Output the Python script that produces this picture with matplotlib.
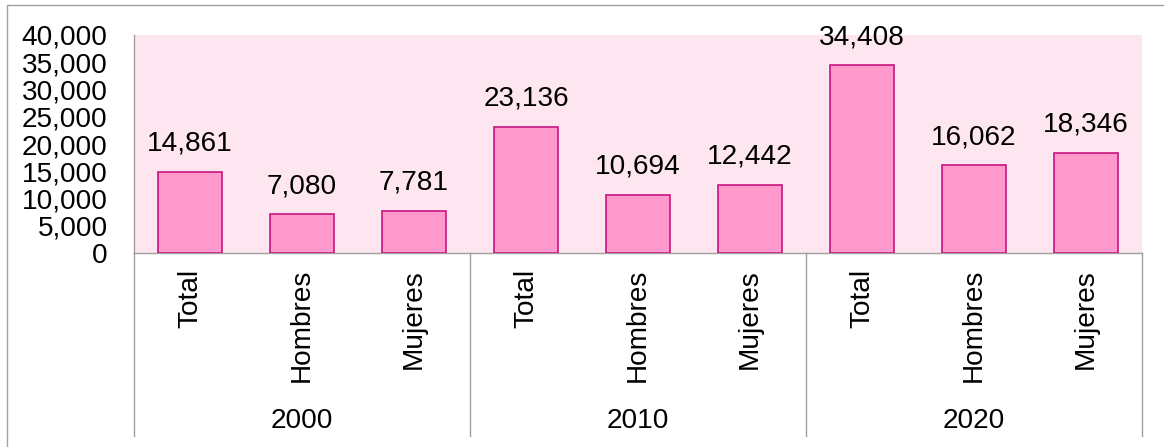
import matplotlib
matplotlib.use("Agg")
import matplotlib.pyplot as plt
from matplotlib.patches import Rectangle
from matplotlib.lines import Line2D
from matplotlib.ticker import FuncFormatter
import matplotlib.transforms as mtransforms

years = ["2000", "2010", "2020"]
groups = ["Total", "Hombres", "Mujeres"]
values = [14861, 7080, 7781, 23136, 10694, 12442, 34408, 16062, 18346]
yticks = [0, 5000, 10000, 15000, 20000, 25000, 30000, 35000, 40000]

plt.rcParams['font.family'] = ['Liberation Sans', 'DejaVu Sans']
FS = 20.2

W, H = 1164, 447
fig = plt.figure(figsize=(W / 100, H / 100), dpi=100)
ax = fig.add_axes([134 / W, 1 - 253 / H, (1142 - 134) / W, (253 - 35) / H])

ax.set_facecolor('#FDE6EF')
x = list(range(len(values)))
ax.bar(x, values, width=0.58, color='#FF99CC', edgecolor='#C8157F', linewidth=1.2, zorder=3)
for xi, v in zip(x, values):
    ax.annotate(f"{v:,}", (xi, v), xytext=(0, 11), textcoords='offset points',
                ha='center', va='bottom', fontsize=FS, color='black')

ax.set_xlim(-0.5, len(values) - 0.5)
ax.set_ylim(0, 40000)
ax.set_yticks(yticks)
ax.yaxis.set_major_formatter(FuncFormatter(lambda v, p: f"{int(v):,}"))
ax.tick_params(axis='y', length=0, pad=19, labelsize=FS)
ax.set_xticks([])
for s in ['top', 'right']:
    ax.spines[s].set_visible(False)
ax.spines['left'].set_color('#A0A0A0')
ax.spines['bottom'].set_color('#A0A0A0')
ax.spines['left'].set_linewidth(1)
ax.spines['bottom'].set_linewidth(1)

trans = mtransforms.blended_transform_factory(ax.transData, fig.transFigure)
for i, xi in enumerate(x):
    ax.text(xi, 1 - 269 / H, groups[i % 3], rotation=90, ha='center', va='top',
            fontsize=FS, transform=trans)
for j, yr in enumerate(years):
    ax.text(3 * j + 1, 1 - 421 / H, yr, ha='center', va='center', fontsize=FS, transform=trans)
for sx in [-0.5, 2.5, 5.5, 8.5]:
    ax.add_line(Line2D([sx, sx], [1 - 253 / H, 1 - 436 / H], transform=trans,
                       color='#A0A0A0', lw=1, clip_on=False))

fig.patches.append(Rectangle((6.5 / W, -0.1), 1.2, 1 - 5.5 / H + 0.1, transform=fig.transFigure,
                             fill=False, edgecolor='#A0A0A0', lw=1))

fig.savefig('out.png', dpi=100)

--- TASK BRIEF ---
The listing above needs to be output again exactly. Don't include the pictures.

--- REPLY TO THE TASK ---
Output the Python script that produces this picture with matplotlib.
import matplotlib
matplotlib.use("Agg")
import matplotlib.pyplot as plt
from matplotlib.patches import Rectangle
from matplotlib.lines import Line2D
from matplotlib.ticker import FuncFormatter
import matplotlib.transforms as mtransforms

years = ["2000", "2010", "2020"]
groups = ["Total", "Hombres", "Mujeres"]
values = [14861, 7080, 7781, 23136, 10694, 12442, 34408, 16062, 18346]
yticks = [0, 5000, 10000, 15000, 20000, 25000, 30000, 35000, 40000]

plt.rcParams['font.family'] = ['Liberation Sans', 'DejaVu Sans']
FS = 20.2

W, H = 1164, 447
fig = plt.figure(figsize=(W / 100, H / 100), dpi=100)
ax = fig.add_axes([134 / W, 1 - 253 / H, (1142 - 134) / W, (253 - 35) / H])

ax.set_facecolor('#FDE6EF')
x = list(range(len(values)))
ax.bar(x, values, width=0.58, color='#FF99CC', edgecolor='#C8157F', linewidth=1.2, zorder=3)
for xi, v in zip(x, values):
    ax.annotate(f"{v:,}", (xi, v), xytext=(0, 11), textcoords='offset points',
                ha='center', va='bottom', fontsize=FS, color='black')

ax.set_xlim(-0.5, len(values) - 0.5)
ax.set_ylim(0, 40000)
ax.set_yticks(yticks)
ax.yaxis.set_major_formatter(FuncFormatter(lambda v, p: f"{int(v):,}"))
ax.tick_params(axis='y', length=0, pad=19, labelsize=FS)
ax.set_xticks([])
for s in ['top', 'right']:
    ax.spines[s].set_visible(False)
ax.spines['left'].set_color('#A0A0A0')
ax.spines['bottom'].set_color('#A0A0A0')
ax.spines['left'].set_linewidth(1)
ax.spines['bottom'].set_linewidth(1)

trans = mtransforms.blended_transform_factory(ax.transData, fig.transFigure)
for i, xi in enumerate(x):
    ax.text(xi, 1 - 269 / H, groups[i % 3], rotation=90, ha='center', va='top',
            fontsize=FS, transform=trans)
for j, yr in enumerate(years):
    ax.text(3 * j + 1, 1 - 421 / H, yr, ha='center', va='center', fontsize=FS, transform=trans)
for sx in [-0.5, 2.5, 5.5, 8.5]:
    ax.add_line(Line2D([sx, sx], [1 - 253 / H, 1 - 436 / H], transform=trans,
                       color='#A0A0A0', lw=1, clip_on=False))

fig.patches.append(Rectangle((6.5 / W, -0.1), 1.2, 1 - 5.5 / H + 0.1, transform=fig.transFigure,
                             fill=False, edgecolor='#A0A0A0', lw=1))

fig.savefig('out.png', dpi=100)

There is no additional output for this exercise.